── SOURCE RECORDS ──

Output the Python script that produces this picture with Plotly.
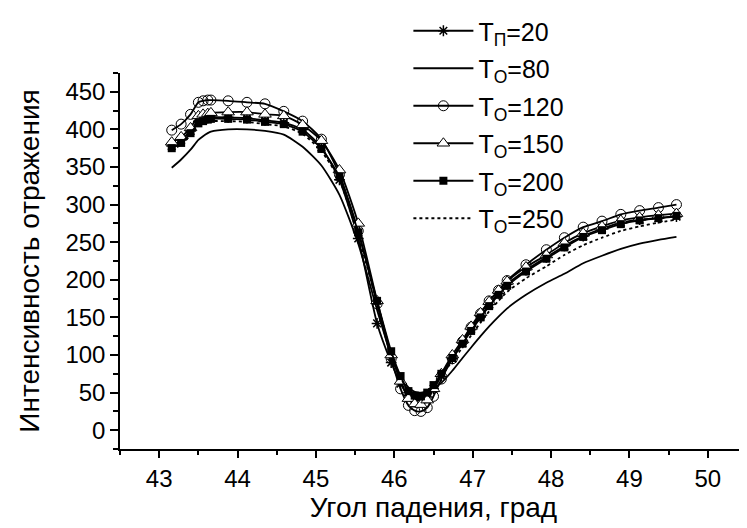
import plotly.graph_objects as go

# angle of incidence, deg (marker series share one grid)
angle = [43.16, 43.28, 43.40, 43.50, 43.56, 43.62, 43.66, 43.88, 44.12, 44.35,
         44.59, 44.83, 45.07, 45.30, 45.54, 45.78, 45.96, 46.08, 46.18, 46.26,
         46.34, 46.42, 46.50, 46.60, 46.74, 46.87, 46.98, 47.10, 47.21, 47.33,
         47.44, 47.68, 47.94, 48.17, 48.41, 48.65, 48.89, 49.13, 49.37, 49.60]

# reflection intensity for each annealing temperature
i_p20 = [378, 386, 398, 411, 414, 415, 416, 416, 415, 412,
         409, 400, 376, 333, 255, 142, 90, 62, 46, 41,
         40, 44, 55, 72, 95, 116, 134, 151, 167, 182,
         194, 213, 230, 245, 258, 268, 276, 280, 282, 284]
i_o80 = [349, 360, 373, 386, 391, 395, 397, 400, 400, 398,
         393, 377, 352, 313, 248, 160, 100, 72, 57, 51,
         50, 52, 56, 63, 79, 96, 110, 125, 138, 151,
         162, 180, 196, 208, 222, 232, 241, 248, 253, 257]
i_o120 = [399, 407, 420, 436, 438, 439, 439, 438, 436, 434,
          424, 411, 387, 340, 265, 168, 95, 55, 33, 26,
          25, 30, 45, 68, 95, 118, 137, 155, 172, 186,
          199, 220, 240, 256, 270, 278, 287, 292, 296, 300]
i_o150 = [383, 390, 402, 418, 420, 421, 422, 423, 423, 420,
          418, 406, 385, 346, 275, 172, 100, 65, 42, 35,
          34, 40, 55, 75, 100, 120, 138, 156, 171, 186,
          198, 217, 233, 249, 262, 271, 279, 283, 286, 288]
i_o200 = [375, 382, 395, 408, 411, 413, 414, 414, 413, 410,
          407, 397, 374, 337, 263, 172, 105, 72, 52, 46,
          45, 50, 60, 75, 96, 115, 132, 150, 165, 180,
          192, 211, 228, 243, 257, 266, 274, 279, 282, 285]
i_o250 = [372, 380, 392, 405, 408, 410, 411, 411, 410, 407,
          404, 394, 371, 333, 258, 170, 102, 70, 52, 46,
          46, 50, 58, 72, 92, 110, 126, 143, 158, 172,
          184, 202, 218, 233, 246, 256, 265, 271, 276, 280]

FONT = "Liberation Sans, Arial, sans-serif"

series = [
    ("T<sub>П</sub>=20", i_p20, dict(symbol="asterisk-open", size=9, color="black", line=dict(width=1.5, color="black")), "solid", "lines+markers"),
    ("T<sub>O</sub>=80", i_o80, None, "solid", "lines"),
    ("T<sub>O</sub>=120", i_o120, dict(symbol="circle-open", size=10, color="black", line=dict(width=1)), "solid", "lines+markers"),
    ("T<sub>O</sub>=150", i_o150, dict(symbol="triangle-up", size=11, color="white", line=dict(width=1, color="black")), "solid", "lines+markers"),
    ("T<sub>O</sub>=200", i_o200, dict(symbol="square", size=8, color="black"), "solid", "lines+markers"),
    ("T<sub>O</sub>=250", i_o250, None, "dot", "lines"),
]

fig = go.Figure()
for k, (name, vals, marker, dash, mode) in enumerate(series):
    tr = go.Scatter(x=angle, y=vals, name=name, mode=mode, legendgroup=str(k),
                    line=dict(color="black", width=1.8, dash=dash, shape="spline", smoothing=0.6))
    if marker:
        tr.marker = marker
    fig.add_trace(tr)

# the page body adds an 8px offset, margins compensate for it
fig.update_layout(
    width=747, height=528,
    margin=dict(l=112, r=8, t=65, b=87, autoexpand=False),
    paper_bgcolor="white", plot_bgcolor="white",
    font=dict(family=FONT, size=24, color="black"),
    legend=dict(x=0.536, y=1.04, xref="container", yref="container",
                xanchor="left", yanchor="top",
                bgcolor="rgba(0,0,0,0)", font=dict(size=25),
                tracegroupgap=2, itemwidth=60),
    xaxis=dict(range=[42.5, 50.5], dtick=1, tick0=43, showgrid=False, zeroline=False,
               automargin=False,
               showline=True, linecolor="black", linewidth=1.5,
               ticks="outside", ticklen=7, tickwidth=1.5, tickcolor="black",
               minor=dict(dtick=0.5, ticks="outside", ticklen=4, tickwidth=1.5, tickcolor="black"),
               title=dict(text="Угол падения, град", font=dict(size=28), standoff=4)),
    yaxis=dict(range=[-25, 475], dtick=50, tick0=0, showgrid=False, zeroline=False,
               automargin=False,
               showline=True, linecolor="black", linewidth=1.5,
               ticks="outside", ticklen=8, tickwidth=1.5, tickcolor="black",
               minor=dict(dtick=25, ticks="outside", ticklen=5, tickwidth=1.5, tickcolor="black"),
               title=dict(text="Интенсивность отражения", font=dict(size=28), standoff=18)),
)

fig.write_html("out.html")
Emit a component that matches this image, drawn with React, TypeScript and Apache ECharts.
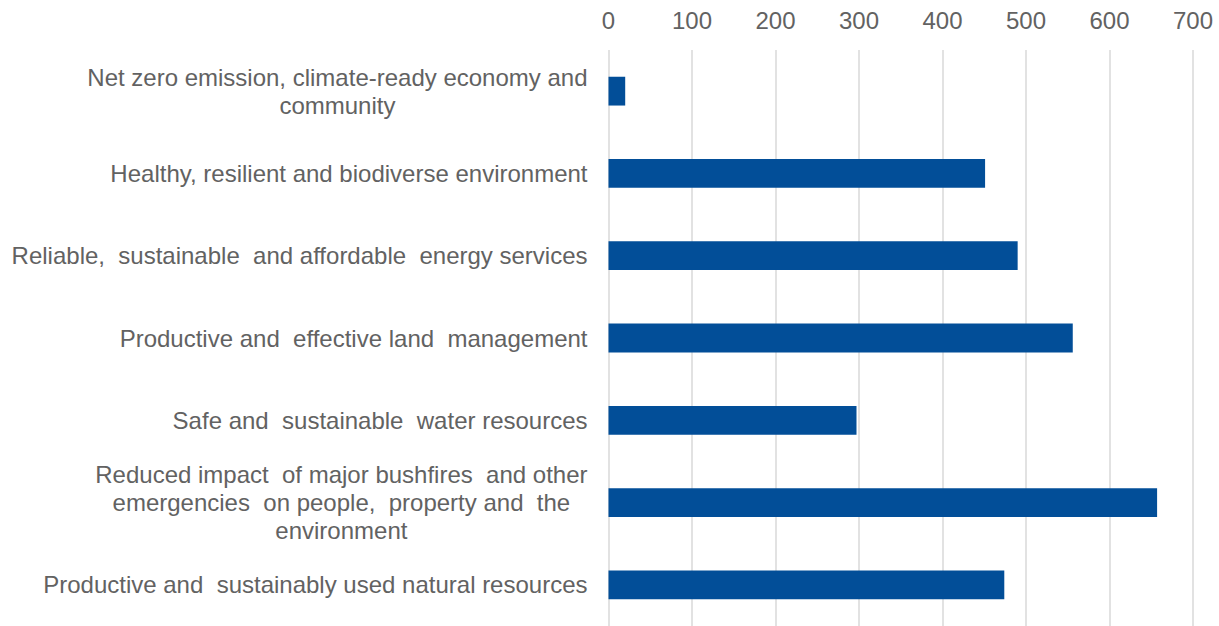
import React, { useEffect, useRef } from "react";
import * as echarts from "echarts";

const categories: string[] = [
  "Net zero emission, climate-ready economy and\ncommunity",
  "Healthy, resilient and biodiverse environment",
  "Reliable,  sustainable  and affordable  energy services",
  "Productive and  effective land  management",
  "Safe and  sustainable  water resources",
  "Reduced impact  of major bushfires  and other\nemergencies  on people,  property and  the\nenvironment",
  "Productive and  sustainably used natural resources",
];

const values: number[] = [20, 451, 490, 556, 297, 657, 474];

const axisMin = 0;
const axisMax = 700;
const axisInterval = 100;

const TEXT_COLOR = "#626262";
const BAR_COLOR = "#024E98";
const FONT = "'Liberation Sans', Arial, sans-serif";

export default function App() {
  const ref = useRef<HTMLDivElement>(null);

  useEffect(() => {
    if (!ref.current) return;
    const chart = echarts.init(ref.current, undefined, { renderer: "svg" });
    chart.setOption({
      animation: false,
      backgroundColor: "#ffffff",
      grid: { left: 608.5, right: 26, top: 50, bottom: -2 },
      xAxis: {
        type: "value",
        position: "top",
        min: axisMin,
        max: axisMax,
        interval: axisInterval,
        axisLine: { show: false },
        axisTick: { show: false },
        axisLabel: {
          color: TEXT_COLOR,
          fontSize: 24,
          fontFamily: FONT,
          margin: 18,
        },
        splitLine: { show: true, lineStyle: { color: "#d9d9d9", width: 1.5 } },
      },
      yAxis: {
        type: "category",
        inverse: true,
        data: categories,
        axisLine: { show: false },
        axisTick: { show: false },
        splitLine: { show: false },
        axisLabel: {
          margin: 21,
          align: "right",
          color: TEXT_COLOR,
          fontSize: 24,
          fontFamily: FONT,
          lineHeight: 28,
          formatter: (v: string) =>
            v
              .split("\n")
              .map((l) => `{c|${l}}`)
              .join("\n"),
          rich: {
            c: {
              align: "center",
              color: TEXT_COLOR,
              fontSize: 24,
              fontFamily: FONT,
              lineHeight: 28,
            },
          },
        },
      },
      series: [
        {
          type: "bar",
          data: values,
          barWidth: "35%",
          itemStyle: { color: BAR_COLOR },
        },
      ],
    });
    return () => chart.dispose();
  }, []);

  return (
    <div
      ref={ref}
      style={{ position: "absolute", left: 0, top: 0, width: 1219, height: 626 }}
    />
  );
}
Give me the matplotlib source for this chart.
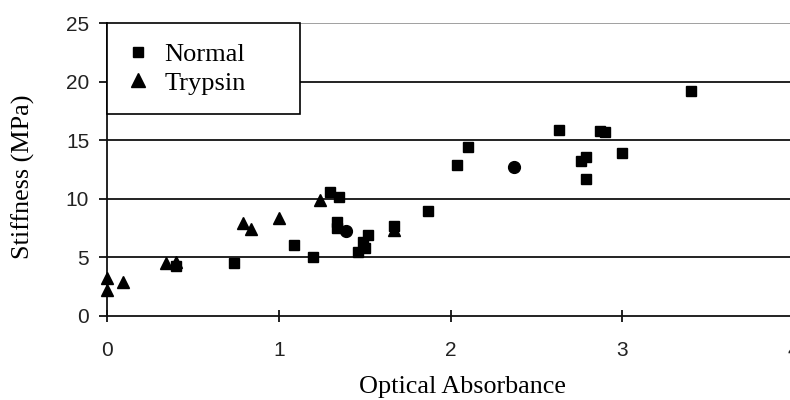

───

WHAT TO PRODUCE: Omit any images, then output the listing exactly.

SOLUTION FOR THIS TASK:
Output the Python script that produces this picture with Plotly.
import plotly.graph_objects as go

# angle of incidence, deg (marker series share one grid)
angle = [43.16, 43.28, 43.40, 43.50, 43.56, 43.62, 43.66, 43.88, 44.12, 44.35,
         44.59, 44.83, 45.07, 45.30, 45.54, 45.78, 45.96, 46.08, 46.18, 46.26,
         46.34, 46.42, 46.50, 46.60, 46.74, 46.87, 46.98, 47.10, 47.21, 47.33,
         47.44, 47.68, 47.94, 48.17, 48.41, 48.65, 48.89, 49.13, 49.37, 49.60]

# reflection intensity for each annealing temperature
i_p20 = [378, 386, 398, 411, 414, 415, 416, 416, 415, 412,
         409, 400, 376, 333, 255, 142, 90, 62, 46, 41,
         40, 44, 55, 72, 95, 116, 134, 151, 167, 182,
         194, 213, 230, 245, 258, 268, 276, 280, 282, 284]
i_o80 = [349, 360, 373, 386, 391, 395, 397, 400, 400, 398,
         393, 377, 352, 313, 248, 160, 100, 72, 57, 51,
         50, 52, 56, 63, 79, 96, 110, 125, 138, 151,
         162, 180, 196, 208, 222, 232, 241, 248, 253, 257]
i_o120 = [399, 407, 420, 436, 438, 439, 439, 438, 436, 434,
          424, 411, 387, 340, 265, 168, 95, 55, 33, 26,
          25, 30, 45, 68, 95, 118, 137, 155, 172, 186,
          199, 220, 240, 256, 270, 278, 287, 292, 296, 300]
i_o150 = [383, 390, 402, 418, 420, 421, 422, 423, 423, 420,
          418, 406, 385, 346, 275, 172, 100, 65, 42, 35,
          34, 40, 55, 75, 100, 120, 138, 156, 171, 186,
          198, 217, 233, 249, 262, 271, 279, 283, 286, 288]
i_o200 = [375, 382, 395, 408, 411, 413, 414, 414, 413, 410,
          407, 397, 374, 337, 263, 172, 105, 72, 52, 46,
          45, 50, 60, 75, 96, 115, 132, 150, 165, 180,
          192, 211, 228, 243, 257, 266, 274, 279, 282, 285]
i_o250 = [372, 380, 392, 405, 408, 410, 411, 411, 410, 407,
          404, 394, 371, 333, 258, 170, 102, 70, 52, 46,
          46, 50, 58, 72, 92, 110, 126, 143, 158, 172,
          184, 202, 218, 233, 246, 256, 265, 271, 276, 280]

FONT = "Liberation Sans, Arial, sans-serif"

series = [
    ("T<sub>П</sub>=20", i_p20, dict(symbol="asterisk-open", size=9, color="black", line=dict(width=1.5, color="black")), "solid", "lines+markers"),
    ("T<sub>O</sub>=80", i_o80, None, "solid", "lines"),
    ("T<sub>O</sub>=120", i_o120, dict(symbol="circle-open", size=10, color="black", line=dict(width=1)), "solid", "lines+markers"),
    ("T<sub>O</sub>=150", i_o150, dict(symbol="triangle-up", size=11, color="white", line=dict(width=1, color="black")), "solid", "lines+markers"),
    ("T<sub>O</sub>=200", i_o200, dict(symbol="square", size=8, color="black"), "solid", "lines+markers"),
    ("T<sub>O</sub>=250", i_o250, None, "dot", "lines"),
]

fig = go.Figure()
for k, (name, vals, marker, dash, mode) in enumerate(series):
    tr = go.Scatter(x=angle, y=vals, name=name, mode=mode, legendgroup=str(k),
                    line=dict(color="black", width=1.8, dash=dash, shape="spline", smoothing=0.6))
    if marker:
        tr.marker = marker
    fig.add_trace(tr)

# the page body adds an 8px offset, margins compensate for it
fig.update_layout(
    width=747, height=528,
    margin=dict(l=112, r=8, t=65, b=87, autoexpand=False),
    paper_bgcolor="white", plot_bgcolor="white",
    font=dict(family=FONT, size=24, color="black"),
    legend=dict(x=0.536, y=1.04, xref="container", yref="container",
                xanchor="left", yanchor="top",
                bgcolor="rgba(0,0,0,0)", font=dict(size=25),
                tracegroupgap=2, itemwidth=60),
    xaxis=dict(range=[42.5, 50.5], dtick=1, tick0=43, showgrid=False, zeroline=False,
               automargin=False,
               showline=True, linecolor="black", linewidth=1.5,
               ticks="outside", ticklen=7, tickwidth=1.5, tickcolor="black",
               minor=dict(dtick=0.5, ticks="outside", ticklen=4, tickwidth=1.5, tickcolor="black"),
               title=dict(text="Угол падения, град", font=dict(size=28), standoff=4)),
    yaxis=dict(range=[-25, 475], dtick=50, tick0=0, showgrid=False, zeroline=False,
               automargin=False,
               showline=True, linecolor="black", linewidth=1.5,
               ticks="outside", ticklen=8, tickwidth=1.5, tickcolor="black",
               minor=dict(dtick=25, ticks="outside", ticklen=5, tickwidth=1.5, tickcolor="black"),
               title=dict(text="Интенсивность отражения", font=dict(size=28), standoff=18)),
)

fig.write_html("out.html")
Emit a component that matches this image, drawn with React, TypeScript and Apache ECharts.
import React, { useEffect, useRef } from "react";
import * as echarts from "echarts";

const categories: string[] = [
  "Net zero emission, climate-ready economy and\ncommunity",
  "Healthy, resilient and biodiverse environment",
  "Reliable,  sustainable  and affordable  energy services",
  "Productive and  effective land  management",
  "Safe and  sustainable  water resources",
  "Reduced impact  of major bushfires  and other\nemergencies  on people,  property and  the\nenvironment",
  "Productive and  sustainably used natural resources",
];

const values: number[] = [20, 451, 490, 556, 297, 657, 474];

const axisMin = 0;
const axisMax = 700;
const axisInterval = 100;

const TEXT_COLOR = "#626262";
const BAR_COLOR = "#024E98";
const FONT = "'Liberation Sans', Arial, sans-serif";

export default function App() {
  const ref = useRef<HTMLDivElement>(null);

  useEffect(() => {
    if (!ref.current) return;
    const chart = echarts.init(ref.current, undefined, { renderer: "svg" });
    chart.setOption({
      animation: false,
      backgroundColor: "#ffffff",
      grid: { left: 608.5, right: 26, top: 50, bottom: -2 },
      xAxis: {
        type: "value",
        position: "top",
        min: axisMin,
        max: axisMax,
        interval: axisInterval,
        axisLine: { show: false },
        axisTick: { show: false },
        axisLabel: {
          color: TEXT_COLOR,
          fontSize: 24,
          fontFamily: FONT,
          margin: 18,
        },
        splitLine: { show: true, lineStyle: { color: "#d9d9d9", width: 1.5 } },
      },
      yAxis: {
        type: "category",
        inverse: true,
        data: categories,
        axisLine: { show: false },
        axisTick: { show: false },
        splitLine: { show: false },
        axisLabel: {
          margin: 21,
          align: "right",
          color: TEXT_COLOR,
          fontSize: 24,
          fontFamily: FONT,
          lineHeight: 28,
          formatter: (v: string) =>
            v
              .split("\n")
              .map((l) => `{c|${l}}`)
              .join("\n"),
          rich: {
            c: {
              align: "center",
              color: TEXT_COLOR,
              fontSize: 24,
              fontFamily: FONT,
              lineHeight: 28,
            },
          },
        },
      },
      series: [
        {
          type: "bar",
          data: values,
          barWidth: "35%",
          itemStyle: { color: BAR_COLOR },
        },
      ],
    });
    return () => chart.dispose();
  }, []);

  return (
    <div
      ref={ref}
      style={{ position: "absolute", left: 0, top: 0, width: 1219, height: 626 }}
    />
  );
}
Give me the matplotlib source for this chart.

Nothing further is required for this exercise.